Questa disposizione intende favorire e promuovere le attività private di interesse pubblico, riconoscendo una sorta di “compatibilità ex lege” delle sedi e dei locali di questi enti con qualsiasi zona omogenea del piano regolatore e con qualsiasi destinazione d’uso (Cass. Pen. 24077/2024); ciò, tuttavia, non consente di affermare l’esistenza di una deroga generalizzata alle altre disposizioni in materia edilizia, con particolare riferimento ai titoli abilitativi ed alla disciplina in tema di sicurezza e di sanità, dunque evidentemente da rispettare (tra le molte, TAR Lazio, sezione di Latina, n. 607 del 2023; TAR Toscana, n. 235 del 2019). Anche il Consiglio di Stato, con la sentenza n. 1737 del 2021 (ancora richiamata nell’ordinanza), ha affermato con chiarezza che l’art. 71 in oggetto “non coincide con una disposizione urbanistica stricto sensu, non avendo a oggetto il governo o la regolazione del territorio in sé; si limita piuttosto a prevedere un trattamento speciale in favore di certe categorie di soggetti, non già a disciplinare l’uso del territorio in quanto tale. In tale prospettiva, l’esenzione dal regime ordinario costituisce un’agevolazione soggettiva a beneficio degli Ets e della loro attività, come tale ben rientrante nel quadro delle finalità di sostegno e incentivo perseguite dalla legge a norma degli artt. 1 e 2 d.lgs. n. 117 del 2017; ma non è ascrivibile a tale disposizione una natura urbanistica vera e propria, non investendo essa il governo del territorio come tale.” In altri termini, l’art. 71 in esame favorisce le attività del Terzo settore garantendone una più agevole collocazione territoriale, al fine di sollecitarne una omogenea distribuzione sulle diverse aree del Paese, dunque inerisce al “dove”, senza, però, ammettere o giustificare alcuna deroga sul “come”, che pertanto rimane assoggettato alla disciplina ordinaria. Diversamente, si configurerebbe un’irragionevole disparità di trattamento con l’attività edilizia realizzata da altri soggetti privati, suscettibile di evidenti dubbi di legittimità costituzionale (Cass. Pen. 24077/2024).

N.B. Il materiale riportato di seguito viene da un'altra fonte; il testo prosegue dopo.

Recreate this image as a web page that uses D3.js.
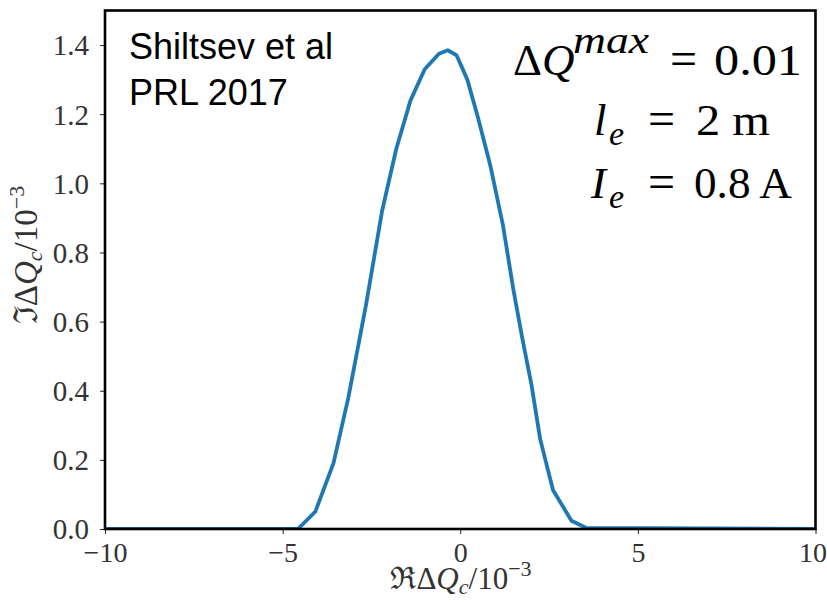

Inoltre è importante sollevare l’esclusione di quelle possibili forme di attività produttiva o di tipo produttivo, in quanto probabili fonte di emissioni e disturbo al loro intorno. La norma presuppone espressamente come condizione al regime “agevolato” di cui all’art. 71 cit., l’iscrizione nel registro unico nazionale del Terzo Settore: di conseguenza, in difetto della predetta iscrizione non si può legittimamente invocare tale la disposizione.
Tuttavia, in presenza dei necessari presupposti espressi sopra, la collocazione di attività E.T.S. non comporta un cambio di destinazione d’uso “proprio”: in senso analogo si è espresso il Consiglio di Stato con riferimento alla stessa normativa previgente L. 383/2000 (vedi Consiglio di Stato n. 3170/2015).